→ What this task involves
Only one stretch of the data below should be repeated: the lines from the line containing "Generate a Python" through the line containing "import plotly.graph_objects as go", inclusive, exactly as they are.

##############################

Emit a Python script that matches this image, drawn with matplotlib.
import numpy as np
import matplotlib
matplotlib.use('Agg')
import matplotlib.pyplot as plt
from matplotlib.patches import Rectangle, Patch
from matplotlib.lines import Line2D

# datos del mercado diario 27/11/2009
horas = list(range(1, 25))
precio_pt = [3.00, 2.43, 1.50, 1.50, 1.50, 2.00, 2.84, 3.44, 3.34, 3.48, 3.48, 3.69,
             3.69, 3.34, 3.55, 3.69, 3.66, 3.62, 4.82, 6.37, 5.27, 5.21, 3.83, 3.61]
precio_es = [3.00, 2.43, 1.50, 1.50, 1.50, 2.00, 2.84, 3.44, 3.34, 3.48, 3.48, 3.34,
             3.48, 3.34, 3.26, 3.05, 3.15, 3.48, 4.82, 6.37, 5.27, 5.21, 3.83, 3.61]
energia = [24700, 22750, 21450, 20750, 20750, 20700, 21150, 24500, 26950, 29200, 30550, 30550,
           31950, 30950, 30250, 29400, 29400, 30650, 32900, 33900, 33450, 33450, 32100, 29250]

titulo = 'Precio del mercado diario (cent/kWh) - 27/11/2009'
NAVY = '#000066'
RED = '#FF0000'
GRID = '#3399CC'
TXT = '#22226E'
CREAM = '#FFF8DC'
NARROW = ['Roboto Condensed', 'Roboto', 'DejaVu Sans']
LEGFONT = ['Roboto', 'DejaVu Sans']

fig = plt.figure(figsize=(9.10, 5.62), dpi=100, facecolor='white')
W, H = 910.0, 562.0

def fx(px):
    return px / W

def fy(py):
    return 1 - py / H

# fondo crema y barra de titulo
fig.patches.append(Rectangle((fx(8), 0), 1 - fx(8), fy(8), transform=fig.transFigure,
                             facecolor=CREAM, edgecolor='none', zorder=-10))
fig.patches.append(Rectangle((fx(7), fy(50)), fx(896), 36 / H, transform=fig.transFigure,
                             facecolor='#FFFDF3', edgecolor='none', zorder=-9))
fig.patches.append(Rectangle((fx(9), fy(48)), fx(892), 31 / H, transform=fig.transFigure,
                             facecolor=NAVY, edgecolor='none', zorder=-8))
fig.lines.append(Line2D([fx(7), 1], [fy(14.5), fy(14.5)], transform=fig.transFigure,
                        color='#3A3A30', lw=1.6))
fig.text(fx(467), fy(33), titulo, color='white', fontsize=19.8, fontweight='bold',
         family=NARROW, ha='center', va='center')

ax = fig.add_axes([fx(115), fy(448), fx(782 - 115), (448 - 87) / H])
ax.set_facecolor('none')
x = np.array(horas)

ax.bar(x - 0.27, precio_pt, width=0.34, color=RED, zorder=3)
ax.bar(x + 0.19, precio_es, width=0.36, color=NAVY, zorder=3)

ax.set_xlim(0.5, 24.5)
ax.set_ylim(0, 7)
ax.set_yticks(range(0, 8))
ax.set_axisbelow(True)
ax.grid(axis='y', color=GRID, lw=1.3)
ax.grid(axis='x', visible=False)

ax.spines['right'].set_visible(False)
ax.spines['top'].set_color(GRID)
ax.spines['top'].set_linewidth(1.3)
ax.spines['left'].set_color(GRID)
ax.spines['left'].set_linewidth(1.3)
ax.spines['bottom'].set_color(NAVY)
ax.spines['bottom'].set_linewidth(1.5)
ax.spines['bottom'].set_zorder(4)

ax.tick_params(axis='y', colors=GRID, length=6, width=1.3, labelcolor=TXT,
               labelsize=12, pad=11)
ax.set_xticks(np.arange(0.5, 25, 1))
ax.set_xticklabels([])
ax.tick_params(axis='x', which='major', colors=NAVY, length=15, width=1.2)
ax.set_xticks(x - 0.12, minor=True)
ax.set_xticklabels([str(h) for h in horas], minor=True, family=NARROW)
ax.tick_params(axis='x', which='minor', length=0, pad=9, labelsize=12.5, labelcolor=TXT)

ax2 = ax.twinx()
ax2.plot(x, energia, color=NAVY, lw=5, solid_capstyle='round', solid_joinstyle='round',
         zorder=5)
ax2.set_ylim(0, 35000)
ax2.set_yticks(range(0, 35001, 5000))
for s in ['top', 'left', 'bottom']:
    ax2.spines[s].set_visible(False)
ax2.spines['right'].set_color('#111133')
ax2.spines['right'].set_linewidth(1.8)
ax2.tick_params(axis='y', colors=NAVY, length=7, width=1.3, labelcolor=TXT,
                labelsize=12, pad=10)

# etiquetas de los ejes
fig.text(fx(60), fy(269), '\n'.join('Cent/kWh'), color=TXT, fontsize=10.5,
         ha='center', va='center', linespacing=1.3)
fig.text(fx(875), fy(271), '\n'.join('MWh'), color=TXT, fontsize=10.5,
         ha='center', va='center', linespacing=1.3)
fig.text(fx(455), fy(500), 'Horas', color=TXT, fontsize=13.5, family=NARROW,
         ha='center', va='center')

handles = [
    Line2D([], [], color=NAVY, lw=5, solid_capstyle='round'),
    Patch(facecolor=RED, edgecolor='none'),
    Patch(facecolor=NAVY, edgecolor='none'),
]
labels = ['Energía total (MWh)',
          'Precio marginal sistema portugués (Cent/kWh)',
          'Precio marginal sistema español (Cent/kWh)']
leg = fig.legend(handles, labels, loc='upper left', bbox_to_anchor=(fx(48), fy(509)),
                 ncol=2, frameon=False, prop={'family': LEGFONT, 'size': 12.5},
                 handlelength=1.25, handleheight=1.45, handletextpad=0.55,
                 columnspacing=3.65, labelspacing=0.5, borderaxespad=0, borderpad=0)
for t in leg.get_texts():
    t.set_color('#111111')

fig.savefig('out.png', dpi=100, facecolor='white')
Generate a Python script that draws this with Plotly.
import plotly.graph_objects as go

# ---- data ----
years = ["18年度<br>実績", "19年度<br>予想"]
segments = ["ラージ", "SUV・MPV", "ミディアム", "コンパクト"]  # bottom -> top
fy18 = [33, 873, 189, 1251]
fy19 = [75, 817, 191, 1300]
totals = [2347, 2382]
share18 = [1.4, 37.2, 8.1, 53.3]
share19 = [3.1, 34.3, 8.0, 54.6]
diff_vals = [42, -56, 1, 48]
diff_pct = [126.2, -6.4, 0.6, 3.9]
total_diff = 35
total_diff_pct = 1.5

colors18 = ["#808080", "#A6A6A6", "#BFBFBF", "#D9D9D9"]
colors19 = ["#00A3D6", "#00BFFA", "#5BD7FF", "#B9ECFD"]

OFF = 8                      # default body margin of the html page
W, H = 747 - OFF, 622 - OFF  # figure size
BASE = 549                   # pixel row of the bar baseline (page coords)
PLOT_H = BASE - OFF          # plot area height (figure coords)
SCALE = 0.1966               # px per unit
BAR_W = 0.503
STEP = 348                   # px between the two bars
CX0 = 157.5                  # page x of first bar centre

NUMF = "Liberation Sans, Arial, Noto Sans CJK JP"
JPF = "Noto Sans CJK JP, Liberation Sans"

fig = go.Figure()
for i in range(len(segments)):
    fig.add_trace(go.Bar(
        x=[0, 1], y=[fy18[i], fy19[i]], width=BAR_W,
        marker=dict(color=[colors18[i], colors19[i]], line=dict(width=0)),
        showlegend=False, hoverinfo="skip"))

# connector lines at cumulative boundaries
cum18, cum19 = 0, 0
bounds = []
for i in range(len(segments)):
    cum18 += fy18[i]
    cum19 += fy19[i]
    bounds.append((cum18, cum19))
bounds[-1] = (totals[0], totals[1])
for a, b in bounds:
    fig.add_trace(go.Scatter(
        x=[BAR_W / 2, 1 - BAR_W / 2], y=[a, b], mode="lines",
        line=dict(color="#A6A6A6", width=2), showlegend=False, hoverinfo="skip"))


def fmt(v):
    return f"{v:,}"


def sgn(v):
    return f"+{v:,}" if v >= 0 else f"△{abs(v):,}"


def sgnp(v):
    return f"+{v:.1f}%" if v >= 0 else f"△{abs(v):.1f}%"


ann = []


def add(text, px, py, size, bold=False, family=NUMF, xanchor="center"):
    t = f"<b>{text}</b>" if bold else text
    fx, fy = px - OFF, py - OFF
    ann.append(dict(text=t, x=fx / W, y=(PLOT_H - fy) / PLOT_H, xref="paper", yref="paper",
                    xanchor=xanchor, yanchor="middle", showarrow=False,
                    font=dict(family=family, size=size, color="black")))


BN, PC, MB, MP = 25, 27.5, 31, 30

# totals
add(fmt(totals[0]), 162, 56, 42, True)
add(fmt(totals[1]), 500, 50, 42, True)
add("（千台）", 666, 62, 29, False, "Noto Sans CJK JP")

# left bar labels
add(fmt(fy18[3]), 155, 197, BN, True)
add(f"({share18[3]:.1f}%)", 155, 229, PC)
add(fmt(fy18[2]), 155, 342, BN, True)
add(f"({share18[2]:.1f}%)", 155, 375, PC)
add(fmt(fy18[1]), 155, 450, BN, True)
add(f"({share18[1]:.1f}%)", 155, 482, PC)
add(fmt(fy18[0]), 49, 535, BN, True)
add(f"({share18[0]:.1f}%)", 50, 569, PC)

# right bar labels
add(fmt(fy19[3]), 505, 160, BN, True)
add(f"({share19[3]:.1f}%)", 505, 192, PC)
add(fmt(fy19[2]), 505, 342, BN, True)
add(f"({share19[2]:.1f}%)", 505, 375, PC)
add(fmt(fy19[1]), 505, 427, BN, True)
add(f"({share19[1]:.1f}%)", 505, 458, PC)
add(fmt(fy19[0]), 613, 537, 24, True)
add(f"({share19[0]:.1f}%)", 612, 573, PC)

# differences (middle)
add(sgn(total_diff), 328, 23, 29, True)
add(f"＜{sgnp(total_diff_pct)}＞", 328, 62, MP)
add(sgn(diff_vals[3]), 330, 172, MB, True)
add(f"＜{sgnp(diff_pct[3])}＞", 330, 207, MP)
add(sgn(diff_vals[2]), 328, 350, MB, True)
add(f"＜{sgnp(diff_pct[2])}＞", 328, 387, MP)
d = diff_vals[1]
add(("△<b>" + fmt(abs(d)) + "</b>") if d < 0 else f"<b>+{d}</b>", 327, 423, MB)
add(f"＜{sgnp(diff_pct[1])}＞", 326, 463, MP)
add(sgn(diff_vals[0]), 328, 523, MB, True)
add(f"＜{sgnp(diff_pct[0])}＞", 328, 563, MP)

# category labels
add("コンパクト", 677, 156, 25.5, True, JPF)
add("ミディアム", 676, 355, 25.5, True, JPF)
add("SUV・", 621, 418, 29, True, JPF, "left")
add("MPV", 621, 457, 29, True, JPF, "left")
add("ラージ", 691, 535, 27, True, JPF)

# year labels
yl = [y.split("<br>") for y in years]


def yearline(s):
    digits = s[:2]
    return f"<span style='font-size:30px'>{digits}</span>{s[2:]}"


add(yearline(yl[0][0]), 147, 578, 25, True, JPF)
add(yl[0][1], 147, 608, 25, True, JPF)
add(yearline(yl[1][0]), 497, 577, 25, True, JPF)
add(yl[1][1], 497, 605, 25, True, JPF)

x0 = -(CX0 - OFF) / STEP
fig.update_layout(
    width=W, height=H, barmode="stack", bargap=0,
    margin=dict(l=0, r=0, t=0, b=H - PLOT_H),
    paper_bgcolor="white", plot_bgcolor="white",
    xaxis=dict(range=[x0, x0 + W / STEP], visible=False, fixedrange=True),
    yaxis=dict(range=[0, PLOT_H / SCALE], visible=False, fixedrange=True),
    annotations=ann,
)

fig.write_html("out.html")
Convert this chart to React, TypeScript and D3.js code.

##############################

→ Response below
Generate a Python script that draws this with Plotly.
import plotly.graph_objects as go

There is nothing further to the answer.